### [Brief]
All of the data should be repeated exactly; pictures are not part of the copy.

### [Available data]
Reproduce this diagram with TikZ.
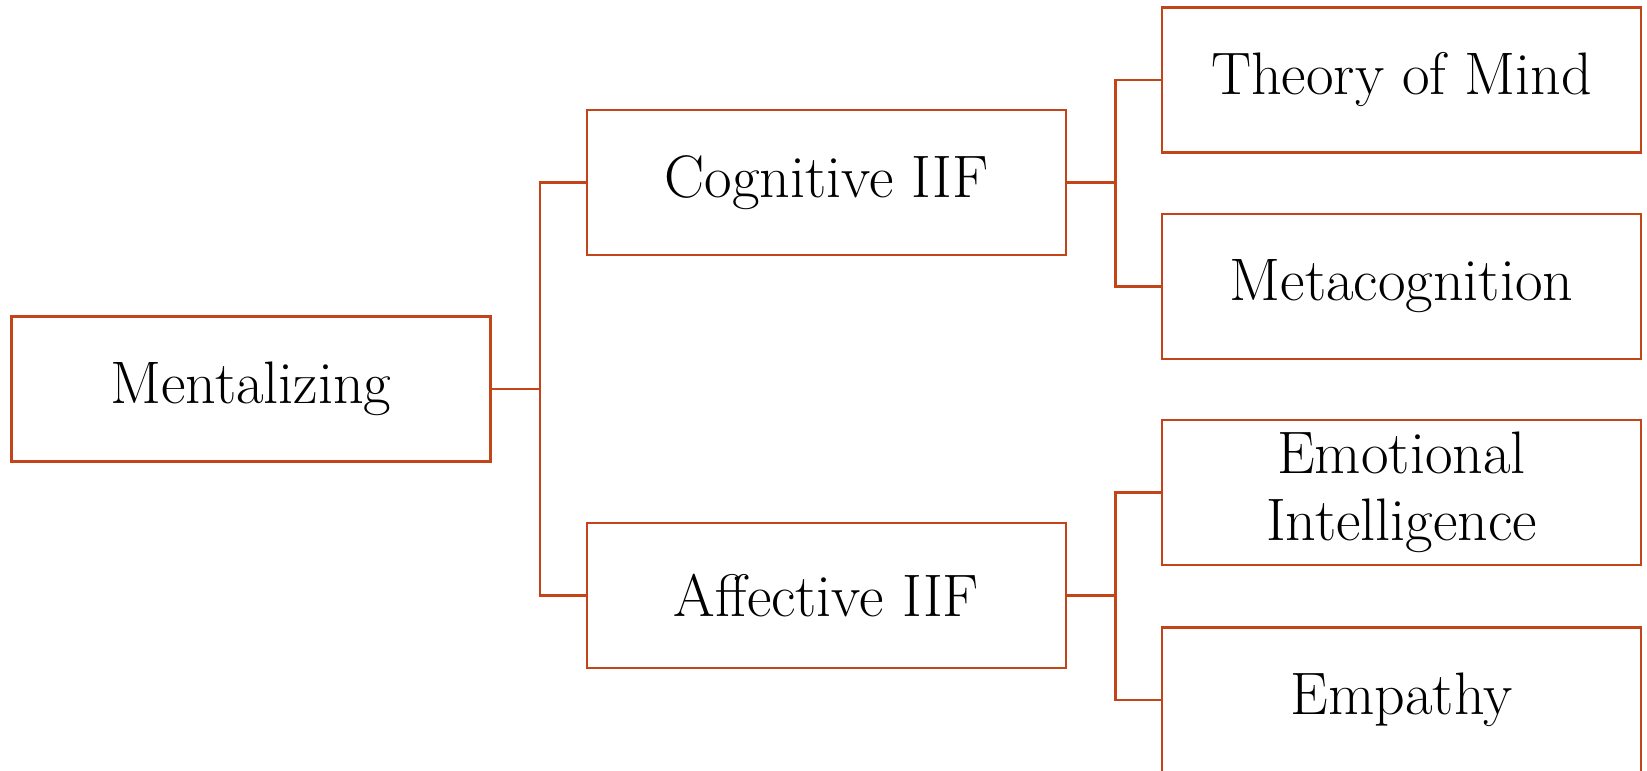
\documentclass[tikz,border=0pt]{standalone}
\usepackage{tikz}
\usetikzlibrary{calc}
\definecolor{boxline}{RGB}{196,68,26}
\tikzset{
  box/.style={draw=boxline, line width=2.3pt, fill=white, minimum width=479pt, minimum height=145pt,
    inner sep=0pt, align=center, font=\fontsize{60}{67}\selectfont, text=black},
  link/.style={draw=boxline, line width=2.3pt}
}
\begin{document}
\begin{tikzpicture}[x=1pt,y=-1pt]
\useasboundingbox (0,0) rectangle (1647,771);
\clip (0,0) rectangle (1647,771);
\node[box] (ment) at (251,389) {Mentalizing};
\node[box] (cog) at (826.5,182.5) {Cognitive IIF};
\node[box] (aff) at (826.5,595.5) {Affective IIF};
\node[box] (tom) at (1401.5,80) {Theory of Mind};
\node[box] (meta) at (1401.5,286.5) {Metacognition};
\node[box] (ei) at (1401.5,492.5) {Emotional\\Intelligence};
\node[box] (emp) at (1401.5,700) {Empathy};
\coordinate (j1) at ($(ment.east)+(48.25,0)$);
\coordinate (j2) at ($(cog.east)+(48.25,0)$);
\coordinate (j3) at ($(aff.east)+(48.25,0)$);
\draw[link] (ment.east) -- (j1);
\draw[link] (cog.west) -| (j1);
\draw[link] (aff.west) -| (j1);
\draw[link] (cog.east) -- (j2);
\draw[link] (tom.west) -| (j2);
\draw[link] (meta.west) -| (j2);
\draw[link] (aff.east) -- (j3);
\draw[link] (ei.west) -| (j3);
\draw[link] (emp.west) -| (j3);
\end{tikzpicture}
\end{document}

### [Exercise response]
Reproduce this diagram with TikZ.
\documentclass[tikz,border=0pt]{standalone}
\usepackage{tikz}
\usetikzlibrary{calc}
\definecolor{boxline}{RGB}{196,68,26}
\tikzset{
  box/.style={draw=boxline, line width=2.3pt, fill=white, minimum width=479pt, minimum height=145pt,
    inner sep=0pt, align=center, font=\fontsize{60}{67}\selectfont, text=black},
  link/.style={draw=boxline, line width=2.3pt}
}
\begin{document}
\begin{tikzpicture}[x=1pt,y=-1pt]
\useasboundingbox (0,0) rectangle (1647,771);
\clip (0,0) rectangle (1647,771);
\node[box] (ment) at (251,389) {Mentalizing};
\node[box] (cog) at (826.5,182.5) {Cognitive IIF};
\node[box] (aff) at (826.5,595.5) {Affective IIF};
\node[box] (tom) at (1401.5,80) {Theory of Mind};
\node[box] (meta) at (1401.5,286.5) {Metacognition};
\node[box] (ei) at (1401.5,492.5) {Emotional\\Intelligence};
\node[box] (emp) at (1401.5,700) {Empathy};
\coordinate (j1) at ($(ment.east)+(48.25,0)$);
\coordinate (j2) at ($(cog.east)+(48.25,0)$);
\coordinate (j3) at ($(aff.east)+(48.25,0)$);
\draw[link] (ment.east) -- (j1);
\draw[link] (cog.west) -| (j1);
\draw[link] (aff.west) -| (j1);
\draw[link] (cog.east) -- (j2);
\draw[link] (tom.west) -| (j2);
\draw[link] (meta.west) -| (j2);
\draw[link] (aff.east) -- (j3);
\draw[link] (ei.west) -| (j3);
\draw[link] (emp.west) -| (j3);
\end{tikzpicture}
\end{document}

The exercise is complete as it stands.